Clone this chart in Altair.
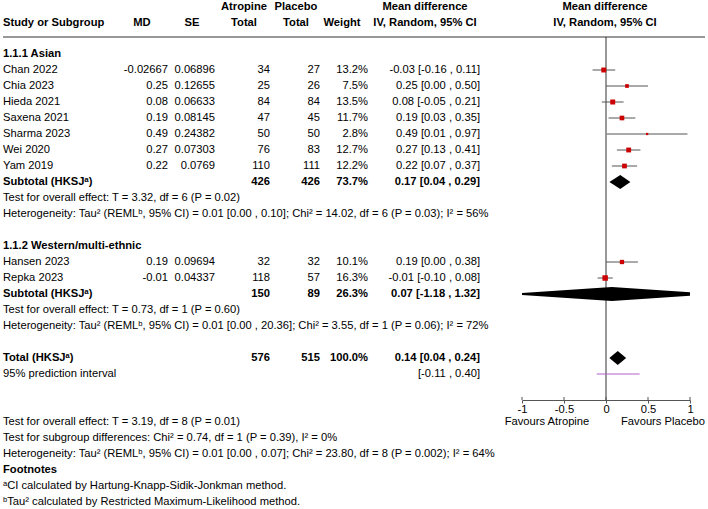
import altair as alt
import pandas as pd

# ---------------- data ----------------
studies = ["Chan 2022", "Chia 2023", "Hieda 2021", "Saxena 2021", "Sharma 2023",
           "Wei 2020", "Yam 2019", "Hansen 2023", "Repka 2023"]
study_rows = [0, 1, 2, 3, 4, 5, 6, 12, 13]
md_text = ["-0.02667", "0.25", "0.08", "0.19", "0.49", "0.27", "0.22", "0.19", "-0.01"]
md = [-0.02667, 0.25, 0.08, 0.19, 0.49, 0.27, 0.22, 0.19, -0.01]
se_text = ["0.06896", "0.12655", "0.06633", "0.08145", "0.24382", "0.07303", "0.0769",
           "0.09694", "0.04337"]
atropine_n = [34, 25, 84, 47, 50, 76, 110, 32, 118]
placebo_n = [27, 26, 84, 45, 50, 83, 111, 32, 57]
weights = [13.2, 7.5, 13.5, 11.7, 2.8, 12.7, 12.2, 10.1, 16.3]
ci_lo = [-0.16, 0.00, -0.05, 0.03, 0.01, 0.13, 0.07, 0.00, -0.10]
ci_hi = [0.11, 0.50, 0.21, 0.35, 0.97, 0.41, 0.37, 0.38, 0.08]

sub_names = ["Subtotal (HKSJᵃ)", "Subtotal (HKSJᵃ)", "Total (HKSJᵃ)"]
sub_rows = [7, 14, 18]
sub_atropine = [426, 150, 576]
sub_placebo = [426, 89, 515]
sub_weight = [73.7, 26.3, 100.0]
sub_est = [0.17, 0.07, 0.14]
sub_lo = [0.04, -1.18, 0.04]
sub_hi = [0.29, 1.32, 0.24]

pi_row = [19]
pi_lo = [-0.11]
pi_hi = [0.40]

bold_lines = ["1.1.1 Asian", "1.1.2 Western/multi-ethnic", "Footnotes"]
bold_rows = [-1, 11, 25]
normal_lines = [
    "Test for overall effect: T = 3.32, df = 6 (P = 0.02)",
    "Heterogeneity: Tau² (REMLᵇ, 95% CI) = 0.01 [0.00 , 0.10]; Chi² = 14.02, df = 6 (P = 0.03); I² = 56%",
    "Test for overall effect: T = 0.73, df = 1 (P = 0.60)",
    "Heterogeneity: Tau² (REMLᵇ, 95% CI) = 0.01 [0.00 , 20.36]; Chi² = 3.55, df = 1 (P = 0.06); I² = 72%",
    "95% prediction interval",
    "Test for overall effect: T = 3.19, df = 8 (P = 0.01)",
    "Test for subgroup differences: Chi² = 0.74, df = 1 (P = 0.39), I² = 0%",
    "Heterogeneity: Tau² (REMLᵇ, 95% CI) = 0.01 [0.00 , 0.07]; Chi² = 23.80, df = 8 (P = 0.002); I² = 64%",
    "ᵃCI calculated by Hartung-Knapp-Sidik-Jonkman method.",
    "ᵇTau² calculated by Restricted Maximum-Likelihood method.",
]
normal_rows = [8, 9, 15, 16, 19, 22, 23, 24, 26, 27]

favours = ["Favours Atropine", "Favours Placebo"]
favours_row = 22
axis_ticks = [-1, -0.5, 0, 0.5, 1]

# ---------------- tables ----------------
def ci_label(e, lo, hi):
    return f"{e:.2f} [{lo:.2f} , {hi:.2f}]"

study_df = pd.DataFrame({
    "name": studies, "row": study_rows, "md": md, "md_t": md_text, "se_t": se_text,
    "atr": [str(v) for v in atropine_n], "pla": [str(v) for v in placebo_n],
    "weight": weights, "w_t": [f"{w:.1f}%" for w in weights],
    "lo": ci_lo, "hi": ci_hi,
    "ci_t": [ci_label(e, l, h) for e, l, h in zip(md, ci_lo, ci_hi)],
})
sub_df = pd.DataFrame({
    "name": sub_names, "row": sub_rows,
    "atr": [str(v) for v in sub_atropine], "pla": [str(v) for v in sub_placebo],
    "w_t": [f"{w:.1f}%" for w in sub_weight],
    "ci_t": [ci_label(e, l, h) for e, l, h in zip(sub_est, sub_lo, sub_hi)],
})
pi_df = pd.DataFrame({"row": pi_row, "lo": pi_lo, "hi": pi_hi,
                      "ci_t": [f"[{l:.2f} , {h:.2f}]" for l, h in zip(pi_lo, pi_hi)]})
bold_df = pd.DataFrame({"text": bold_lines, "row": bold_rows})
normal_df = pd.DataFrame({"text": normal_lines, "row": normal_rows})
fav_df = pd.DataFrame({"text": favours, "row": [favours_row] * 2})

HALF = 0.44  # diamond half-height in row units
diam_rec = []
for g, (r, e, l, h) in enumerate(zip(sub_rows, sub_est, sub_lo, sub_hi)):
    diam_rec.append({"g": g, "x": l, "y": r, "y2": r})
    diam_rec.append({"g": g, "x": e, "y": r - HALF, "y2": r + HALF})
    diam_rec.append({"g": g, "x": h, "y": r, "y2": r})
diam_df = pd.DataFrame(diam_rec)

# ---------------- layout ----------------
LEFT = 522
W, H = 168, 363
FONT = "Liberation Sans"
FS = 11.2
yscale = alt.Scale(domain=[-2.0625, 20.625], reverse=True, nice=False, zero=False)
xscale = alt.Scale(domain=[-1, 1], nice=False, zero=False)
xaxis = alt.Axis(values=axis_ticks, labelExpr="'' + datum.value", title=None, grid=False,
                 domainColor="#555555", tickColor="#555555", tickSize=3, labelPadding=0,
                 labelFontSize=FS, labelFont=FONT, labelColor="black",
                 labelFlush=False)
Y = alt.Y("row:Q", scale=yscale, axis=None)


def col(df, field, xabs, align="left", bold=False):
    return alt.Chart(df).mark_text(
        align=align, baseline="middle", fontWeight="bold" if bold else "normal",
        color="black").encode(x=alt.value(xabs - LEFT), y=Y, text=alt.Text(f"{field}:N"))


def header(text, xabs, yabs):
    return alt.Chart(pd.DataFrame({"t": [text]})).mark_text(
        align="center", baseline="middle", fontWeight="bold", color="black").encode(
        x=alt.value(xabs - LEFT), y=alt.value(yabs - 37), text="t:N")


layers = []
# headers
layers += [
    alt.Chart(pd.DataFrame({"t": ["Study or Subgroup"]})).mark_text(
        align="left", baseline="middle", fontWeight="bold", color="black").encode(
        x=alt.value(3 - LEFT), y=alt.value(23 - 37), text="t:N"),
    header("MD", 142, 23), header("SE", 192, 23),
    header("Atropine", 244, 7), header("Total", 244, 23),
    header("Placebo", 296, 7), header("Total", 296, 23),
    header("Weight", 342, 23),
    header("Mean difference", 425, 7), header("IV, Random, 95% CI", 425, 23),
    header("Mean difference", 605, 7), header("IV, Random, 95% CI", 605, 23),
]
# header rule and zero line
layers.append(alt.Chart(pd.DataFrame({"a": [0]})).mark_rule(color="#333333").encode(
    x=alt.value(3 - LEFT), x2=alt.value(705 - LEFT), y=alt.value(0)))
layers.append(alt.Chart(pd.DataFrame({"x": [0]})).mark_rule(color="#333333").encode(
    x=alt.X("x:Q", scale=xscale, axis=xaxis), y=alt.value(0), y2=alt.value(H)))
# upward half of the axis ticks
layers.append(alt.Chart(pd.DataFrame({"x": axis_ticks})).mark_rule(color="#555555").encode(
    x=alt.X("x:Q", scale=xscale, axis=xaxis), y=alt.value(H - 3), y2=alt.value(H)))
# study columns
layers += [
    col(study_df, "name", 3), col(study_df, "md_t", 168, "right"),
    col(study_df, "se_t", 215, "right"), col(study_df, "atr", 270, "right"),
    col(study_df, "pla", 320, "right"), col(study_df, "w_t", 368, "right"),
    col(study_df, "ci_t", 480, "right"),
]
# subtotal columns
layers += [
    col(sub_df, "name", 3, bold=True), col(sub_df, "atr", 270, "right", True),
    col(sub_df, "pla", 320, "right", True), col(sub_df, "w_t", 368, "right", True),
    col(sub_df, "ci_t", 480, "right", True),
]
layers.append(col(pi_df, "ci_t", 480, "right"))
layers.append(col(bold_df, "text", 3, bold=True))
layers.append(col(normal_df, "text", 3))
layers.append(alt.Chart(fav_df.iloc[[0]]).mark_text(align="center", baseline="middle",
              color="black").encode(x=alt.value(547 - LEFT), y=Y, text="text:N"))
layers.append(alt.Chart(fav_df.iloc[[1]]).mark_text(align="center", baseline="middle",
              color="black").encode(x=alt.value(663 - LEFT), y=Y, text="text:N"))

# forest marks
layers.append(alt.Chart(study_df).mark_rule(color="#555555", strokeWidth=1).encode(
    x=alt.X("lo:Q", scale=xscale, axis=xaxis), x2="hi:Q", y=Y))
layers.append(alt.Chart(pi_df).mark_rule(color="#b060c8", strokeWidth=1).encode(
    x=alt.X("lo:Q", scale=xscale, axis=xaxis), x2="hi:Q", y=Y))
layers.append(alt.Chart(study_df).mark_square(color="#cc0000", opacity=1, filled=True).encode(
    x=alt.X("md:Q", scale=xscale, axis=xaxis), y=Y,
    size=alt.Size("weight:Q", scale=alt.Scale(domain=[0, 16.3], range=[0, 30]), legend=None)))
layers.append(alt.Chart(diam_df).mark_area(color="black", clip=True, orient="vertical").encode(
    x=alt.X("x:Q", scale=xscale, axis=xaxis),
    y=alt.Y("y:Q", scale=yscale, axis=None), y2="y2:Q", detail="g:N"))

chart = alt.layer(*layers).properties(
    width=W, height=H,
    padding={"left": LEFT, "top": 37, "right": 708 - LEFT - W, "bottom": 509 - 37 - H},
    autosize=alt.AutoSizeParams(type="none"),
).configure_view(stroke=None).configure_text(font=FONT, fontSize=FS)

chart.save("out.html", embed_options={"renderer": "svg", "actions": False})
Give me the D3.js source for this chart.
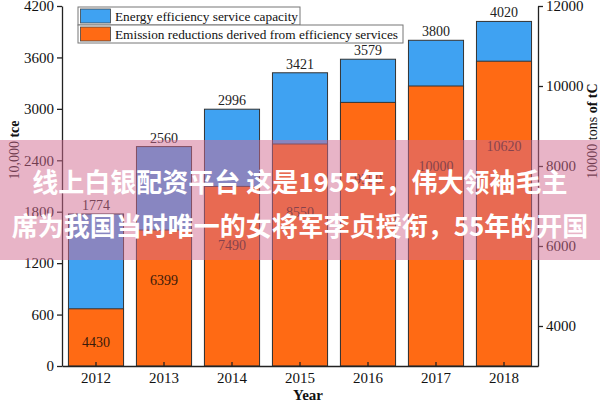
<!DOCTYPE html>
<html>
<head>
<meta charset="utf-8">
<script src="https://cdn.jsdelivr.net/npm/d3@7"></script>
<style>
  body { margin: 0; background: #fff; }
  svg { display: block; font-family: "Liberation Serif", "Times New Roman", serif; }
</style>
</head>
<body>
<div id="chart"></div>
<script>
// Data
const years = ["2012", "2013", "2014", "2015", "2016", "2017", "2018"];
const capacity = [1774, 2560, 2996, 3421, 3579, 3800, 4020];      // 10,000 tce (left)
const reductions = [4430, 6399, 7490, 8550, 9590, 10000, 10620];  // 10000 tons of tC (right)
const leftTicks = [0, 600, 1200, 1800, 2400, 3000, 3600, 4200];
const rightTicks = [4000, 6000, 8000, 10000, 12000];
const seriesNames = ["Energy efficiency service capacity", "Emission reductions derived from efficiency services"];
const overlayLines = ["线上白银配资平台 这是1955年，伟大领袖毛主", "席为我国当时唯一的女将军李贞授衔，55年的开国"];

const W = 600, H = 400;
const plot = { left: 62, right: 538, top: 6, bottom: 366 };
const blue = "#3fa2f2", orange = "#ff6a14";

const svg = d3.select("#chart").append("svg")
  .attr("width", W).attr("height", H);

const x = d3.scaleBand()
  .domain(years)
  .range([plot.left, plot.right])
  .paddingInner(0.19)
  .paddingOuter(0.095);

const yL = d3.scaleLinear().domain([0, 4200]).range([plot.bottom, plot.top]);
const yR = d3.scaleLinear().domain([3000, 12000]).range([plot.bottom, plot.top]);

// Bars: blue capacity, then orange reductions on the right scale
svg.append("g").selectAll("rect")
  .data(years)
  .enter().append("rect")
  .attr("x", d => x(d))
  .attr("width", x.bandwidth())
  .attr("y", (d, i) => yL(capacity[i]))
  .attr("height", (d, i) => plot.bottom - yL(capacity[i]))
  .attr("fill", blue)
  .attr("stroke", "#333")
  .attr("stroke-width", 1);

svg.append("g").selectAll("rect")
  .data(years)
  .enter().append("rect")
  .attr("x", d => x(d))
  .attr("width", x.bandwidth())
  .attr("y", (d, i) => yR(reductions[i]))
  .attr("height", (d, i) => plot.bottom - yR(reductions[i]))
  .attr("fill", orange)
  .attr("stroke", "#333")
  .attr("stroke-width", 1);

// value labels
svg.append("g").selectAll("text")
  .data(years)
  .enter().append("text")
  .attr("x", d => x(d) + x.bandwidth() / 2)
  .attr("y", (d, i) => yL(capacity[i]) - 4)
  .attr("text-anchor", "middle")
  .attr("font-size", 14)
  .attr("fill", "#222")
  .text((d, i) => capacity[i]);

svg.append("g").selectAll("text")
  .data(years)
  .enter().append("text")
  .attr("x", d => x(d) + x.bandwidth() / 2)
  .attr("y", (d, i) => yR(reductions[i] * 0.79) + 1)
  .attr("text-anchor", "middle")
  .attr("font-size", 14)
  .attr("fill", "#3a1a0a")
  .text((d, i) => reductions[i]);

// Axes
const axisL = svg.append("g")
  .attr("transform", `translate(${plot.left},0)`)
  .call(d3.axisLeft(yL).tickValues(leftTicks).tickFormat(d3.format("d")).tickSize(5).tickSizeOuter(0));
const axisR = svg.append("g")
  .attr("transform", `translate(${plot.right},0)`)
  .call(d3.axisRight(yR).tickValues(rightTicks).tickFormat(d3.format("d")).tickSize(5).tickSizeOuter(0));
const axisB = svg.append("g")
  .attr("transform", `translate(0,${plot.bottom})`)
  .call(d3.axisBottom(x).tickSize(-4).tickSizeOuter(0).tickPadding(6));

[axisL, axisR, axisB].forEach(g => {
  g.selectAll("path, line").attr("stroke", "#222").attr("stroke-width", 1.3);
  g.selectAll("text")
    .attr("font-family", "Liberation Serif, serif")
    .attr("font-size", 15)
    .attr("fill", "#111");
});

// Axis titles
const tl = svg.append("text")
  .attr("transform", `translate(19,${(plot.top + plot.bottom) / 2 - 36}) rotate(-90)`)
  .attr("text-anchor", "middle")
  .attr("font-size", 14)
  .attr("fill", "#111");
tl.append("tspan").text("10,000 ");
tl.append("tspan").attr("font-weight", "bold").text("tce");

const tr = svg.append("text")
  .attr("transform", `translate(597,${(plot.top + plot.bottom) / 2 - 55}) rotate(-90)`)
  .attr("text-anchor", "middle")
  .attr("font-size", 14)
  .attr("fill", "#111");
tr.append("tspan").text("10000 tons ");
tr.append("tspan").attr("font-weight", "bold").text("of tC");

svg.append("text")
  .attr("x", 308)
  .attr("y", 400)
  .attr("text-anchor", "middle")
  .attr("font-size", 15)
  .attr("font-weight", "bold")
  .attr("fill", "#111")
  .text("Year");

// Legend: each entry has its own framed box
const legendWidths = [222, 325];
const legendColors = [blue, orange];
seriesNames.forEach((name, i) => {
  const g = svg.append("g").attr("transform", `translate(78,${7 + i * 18})`);
  g.append("rect")
    .attr("width", legendWidths[i]).attr("height", 18)
    .attr("fill", "#fff").attr("stroke", "#777").attr("stroke-width", 1);
  g.append("rect")
    .attr("x", 2.5).attr("y", 2).attr("width", 30).attr("height", 14)
    .attr("fill", legendColors[i]).attr("stroke", "#444").attr("stroke-width", 0.8);
  g.append("text")
    .attr("x", 37).attr("y", 14)
    .attr("font-size", 13.3)
    .attr("fill", "#111")
    .text(name);
});

// Pink overlay band with text
svg.append("rect")
  .attr("x", 0).attr("y", 140).attr("width", W).attr("height", 120)
  .attr("fill", "rgb(209,105,143)").attr("fill-opacity", 0.5);

svg.append("g").selectAll("text")
  .data(overlayLines)
  .enter().append("text")
  .attr("x", 300)
  .attr("y", (d, i) => 192 + i * 44)
  .attr("text-anchor", "middle")
  .attr("font-family", "Noto Sans CJK SC, sans-serif")
  .attr("font-weight", "bold")
  .attr("font-size", 26)
  .attr("fill", "#fff")
  .text(d => d);
</script>
</body>
</html>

++++

* Exercise directions:
Give back exactly the lines from the first line of the data through the line with "pi_hi = [0.40]", pictures excluded.

* Written answer:
Clone this chart in Altair.
import altair as alt
import pandas as pd

# ---------------- data ----------------
studies = ["Chan 2022", "Chia 2023", "Hieda 2021", "Saxena 2021", "Sharma 2023",
           "Wei 2020", "Yam 2019", "Hansen 2023", "Repka 2023"]
study_rows = [0, 1, 2, 3, 4, 5, 6, 12, 13]
md_text = ["-0.02667", "0.25", "0.08", "0.19", "0.49", "0.27", "0.22", "0.19", "-0.01"]
md = [-0.02667, 0.25, 0.08, 0.19, 0.49, 0.27, 0.22, 0.19, -0.01]
se_text = ["0.06896", "0.12655", "0.06633", "0.08145", "0.24382", "0.07303", "0.0769",
           "0.09694", "0.04337"]
atropine_n = [34, 25, 84, 47, 50, 76, 110, 32, 118]
placebo_n = [27, 26, 84, 45, 50, 83, 111, 32, 57]
weights = [13.2, 7.5, 13.5, 11.7, 2.8, 12.7, 12.2, 10.1, 16.3]
ci_lo = [-0.16, 0.00, -0.05, 0.03, 0.01, 0.13, 0.07, 0.00, -0.10]
ci_hi = [0.11, 0.50, 0.21, 0.35, 0.97, 0.41, 0.37, 0.38, 0.08]

sub_names = ["Subtotal (HKSJᵃ)", "Subtotal (HKSJᵃ)", "Total (HKSJᵃ)"]
sub_rows = [7, 14, 18]
sub_atropine = [426, 150, 576]
sub_placebo = [426, 89, 515]
sub_weight = [73.7, 26.3, 100.0]
sub_est = [0.17, 0.07, 0.14]
sub_lo = [0.04, -1.18, 0.04]
sub_hi = [0.29, 1.32, 0.24]

pi_row = [19]
pi_lo = [-0.11]
pi_hi = [0.40]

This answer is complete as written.